# Exercise aim
Reproduce exactly, with no pictures, each line from the opening of the material down through the line containing "(0,0) rectangle (700,781);".

# Supplied data
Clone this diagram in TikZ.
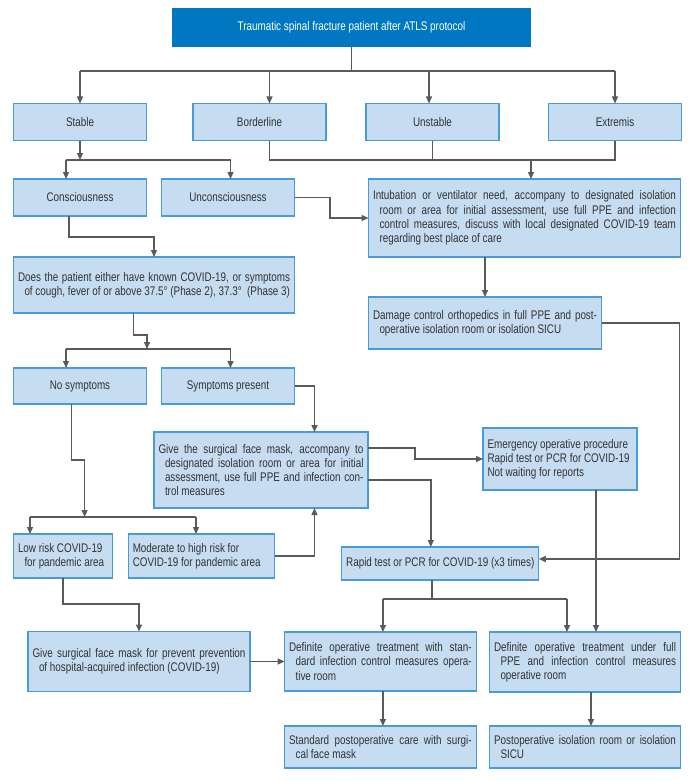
\documentclass[tikz,border=0pt]{standalone}
\usepackage{fontspec}
\newfontfamily\chartfont{Liberation Sans}[FakeStretch=0.79]
\usetikzlibrary{arrows.meta, positioning, calc}
\definecolor{headBlue}{HTML}{0077C1}
\definecolor{boxFill}{HTML}{C5DCF1}
\definecolor{boxEdge}{HTML}{4A9AD6}
\definecolor{lineGray}{HTML}{5A5A5A}
\definecolor{textGray}{HTML}{333333}
\tolerance=9999
\hbadness=10000

\begin{document}
\begin{tikzpicture}[x=1pt, y=-1pt,
    box/.style={draw=boxEdge, fill=boxFill, line width=1.2pt, inner sep=3pt, outer sep=0pt,
        font=\chartfont\fontsize{12.5}{14.2}\selectfont, text=textGray, align=center},
    para/.style={box, align=justify, inner sep=4.5pt, text width=#1},
    hang/.style={execute at begin node={\hangindent=6.5pt\hangafter=1}},
    link/.style={draw=lineGray, line width=1.4pt},
    arr/.style={link, -{Triangle[length=7pt, width=6pt]}}]
        \useasboundingbox (0,0) rectangle (700,781);

        % Top
        \node[box, fill=headBlue, draw=headBlue, text=white, minimum width=358, minimum height=37] (patient) at (351.5,27.5) {Traumatic spinal fracture patient after ATLS protocol};

        % Stability
        \node[box, minimum width=133, minimum height=37] (stable) at (80,122) {Stable};
        \node[box, minimum width=133, minimum height=37] (border) at (259.5,122) {Borderline};
        \node[box, minimum width=133, minimum height=37] (unstable) at (432.5,122) {Unstable};
        \node[box, minimum width=133, minimum height=37] (extremis) at (615,122) {Extremis};

        % Consciousness
        \node[box, minimum width=133, minimum height=37] (consc) at (80,197.5) {Consciousness};
        \node[box, minimum width=133, minimum height=37] (unconsc) at (228,197.5) {Unconsciousness};
        \node[para=303pt, hang, minimum height=78] (intub) at (524.5,218) {Intubation or ventilator need, accompany to designated isolation\linebreak room or area for initial assessment, use full PPE and infection\linebreak control measures, discuss with local designated COVID-19 team\linebreak regarding best place of care};

        % Screening
        \node[para=272pt, hang, minimum height=56] (quest) at (154,285) {Does the patient either have known COVID-19, or symptoms\linebreak of cough, fever of or above 37.5° (Phase 2), 37.3°~~(Phase 3)};
        \node[para=224pt, hang, minimum height=52] (damage) at (485,323) {Damage control orthopedics in full PPE and post-\linebreak operative isolation room or isolation SICU};
        \node[box, minimum width=133, minimum height=36] (nosym) at (80,386) {No symptoms};
        \node[box, minimum width=133, minimum height=36] (sympres) at (228,386) {Symptoms present};
        \node[para=205pt, hang, minimum height=76] (mask) at (261,470) {Give the surgical face mask, accompany to\linebreak designated isolation room or area for initial\linebreak assessment, use full PPE and infection con-\linebreak trol measures};
        \node[para=145pt, minimum height=62] (emerg) at (560,459) {Emergency operative procedure\\ Rapid test or PCR for COVID-19\\ Not waiting for reports};

        % Risk
        \node[para=90pt, hang, minimum height=44] (low) at (63,556) {Low risk COVID-19\\ for pandemic area};
        \node[para=137.5pt, minimum height=44] (mod) at (201.5,556) {Moderate to high risk for\\ COVID-19 for pandemic area};
        \node[box, minimum width=197, minimum height=33] (rapid) at (440.3,563.5) {Rapid test or PCR for COVID-19 (x3 times)};

        % Treatment
        \node[para=213pt, hang, minimum height=60] (surg) at (139,661.5) {Give surgical face mask for prevent prevention\linebreak of hospital-acquired infection (COVID-19)};
        \node[para=182.6pt, hang, minimum height=59] (def1) at (380.4,661.5) {Definite operative treatment with stan-\linebreak dard infection control measures opera-\linebreak tive room};
        \node[para=182pt, hang, minimum height=60] (def2) at (585,662) {Definite operative treatment under full\linebreak PPE and infection control measures\linebreak operative room};
        \node[para=182.6pt, hang, minimum height=42] (std) at (380.4,747) {Standard postoperative care with surgi-\linebreak cal face mask};
        \node[para=182pt, hang, minimum height=42] (postop) at (585,747) {Postoperative isolation room or isolation\linebreak SICU};

        % Split from top
        \coordinate (hubTop) at (0,71);
        \draw[link] (patient.south) -- (patient.south |- hubTop);
        \draw[link] (stable.north |- hubTop) -- (extremis.north |- hubTop);
        \foreach \n/\s in {stable/0, border/10, unstable/-3.5, extremis/0}
            \draw[arr] ([xshift=\s pt]\n.north |- hubTop) -- ([xshift=\s pt]\n.north);

        % Join to intubation
        \coordinate (hubJoin) at (0,160);
        \draw[link] ([xshift=10pt]border.south) -- ([xshift=10pt]border.south |- hubJoin) -- (extremis.south |- hubJoin) -- (extremis.south);
        \draw[link] (unstable.south) -- (unstable.south |- hubJoin);
        \draw[arr] ([xshift=6.5pt]intub.north |- hubJoin) -- ([xshift=6.5pt]intub.north);

        % Split from stable
        \draw[arr] (stable.south) -- (stable.south |- hubJoin);
        \draw[link] ([xshift=-14pt]consc.north |- hubJoin) -- ([xshift=2.5pt]unconsc.north |- hubJoin);
        \draw[arr] ([xshift=-14pt]consc.north |- hubJoin) -- ([xshift=-14pt]consc.north);
        \draw[arr] ([xshift=2.5pt]unconsc.north |- hubJoin) -- ([xshift=2.5pt]unconsc.north);

        \draw[arr] (unconsc.east) -- ++(35.5,0) |- (intub.west);
        \draw[arr] ([xshift=-11pt]consc.south) -- ++(0,21) -| (quest.north);
        \draw[arr] (damage.north |- intub.south) -- (damage.north);
        \draw[arr] (damage.east) -- ++(78,0) |- ([yshift=4.5pt]rapid.east);

        % Split on symptoms
        \coordinate (hubSym) at (0,349);
        \draw[arr] ([xshift=-20.5pt]quest.south) -- ++(0,22) -| ([xshift=-7pt]quest.south |- hubSym);
        \draw[link] ([xshift=-14pt]nosym.north |- hubSym) -- ([xshift=2.5pt]sympres.north |- hubSym);
        \draw[arr] ([xshift=-14pt]nosym.north |- hubSym) -- ([xshift=-14pt]nosym.north);
        \draw[arr] ([xshift=2.5pt]sympres.north |- hubSym) -- ([xshift=2.5pt]sympres.north);

        \draw[arr] (sympres.east) -| ([xshift=53.5pt]mask.north);
        \draw[arr] ([yshift=22pt]mask.east) -- ++(47,0) |- (emerg.west);
        \draw[arr] ([yshift=-10pt]mask.east) -| ([xshift=-9.5pt]rapid.north);
        \draw[arr] ([xshift=36pt]emerg.south) -- ([xshift=36pt]emerg.south |- def2.north);

        % Split on risk
        \coordinate (hubRisk) at (0,517);
        \draw[arr] ([xshift=-8.7pt]nosym.south) -- ++(0,56) -| ([xshift=4.6pt]nosym.south |- hubRisk);
        \draw[link] ([xshift=-33pt]low.north |- hubRisk) -- ([xshift=-5.5pt]mod.north |- hubRisk);
        \draw[arr] ([xshift=-33pt]low.north |- hubRisk) -- ([xshift=-33pt]low.north);
        \draw[arr] ([xshift=-5.5pt]mod.north |- hubRisk) -- ([xshift=-5.5pt]mod.north);
        \draw[arr] (mod.east) -| ([xshift=53.5pt]mask.south);

        % Split to definite treatment
        \coordinate (hubDef) at (0,599);
        \draw[link] ([xshift=-8.5pt]rapid.south) -- ([xshift=-8.5pt]rapid.south |- hubDef);
        \draw[link] ([xshift=2.5pt]def1.north |- hubDef) -- ([xshift=-18pt]def2.north |- hubDef);
        \draw[arr] ([xshift=2.5pt]def1.north |- hubDef) -- ([xshift=2.5pt]def1.north);
        \draw[arr] ([xshift=-18pt]def2.north |- hubDef) -- ([xshift=-18pt]def2.north);

        \draw[arr] (low.south) -- ++(0,26) -| (surg.north);
        \draw[arr] (surg.east) -- (def1.west);
        \draw[arr] ([xshift=2.5pt]def1.south) -- ([xshift=2.5pt]std.north);
        \draw[arr] ([xshift=6pt]def2.south) -- ([xshift=6pt]postop.north);
    \end{tikzpicture}
\end{document}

# Worked answer
Clone this diagram in TikZ.
\documentclass[tikz,border=0pt]{standalone}
\usepackage{fontspec}
\newfontfamily\chartfont{Liberation Sans}[FakeStretch=0.79]
\usetikzlibrary{arrows.meta, positioning, calc}
\definecolor{headBlue}{HTML}{0077C1}
\definecolor{boxFill}{HTML}{C5DCF1}
\definecolor{boxEdge}{HTML}{4A9AD6}
\definecolor{lineGray}{HTML}{5A5A5A}
\definecolor{textGray}{HTML}{333333}
\tolerance=9999
\hbadness=10000

\begin{document}
\begin{tikzpicture}[x=1pt, y=-1pt,
    box/.style={draw=boxEdge, fill=boxFill, line width=1.2pt, inner sep=3pt, outer sep=0pt,
        font=\chartfont\fontsize{12.5}{14.2}\selectfont, text=textGray, align=center},
    para/.style={box, align=justify, inner sep=4.5pt, text width=#1},
    hang/.style={execute at begin node={\hangindent=6.5pt\hangafter=1}},
    link/.style={draw=lineGray, line width=1.4pt},
    arr/.style={link, -{Triangle[length=7pt, width=6pt]}}]
        \useasboundingbox (0,0) rectangle (700,781);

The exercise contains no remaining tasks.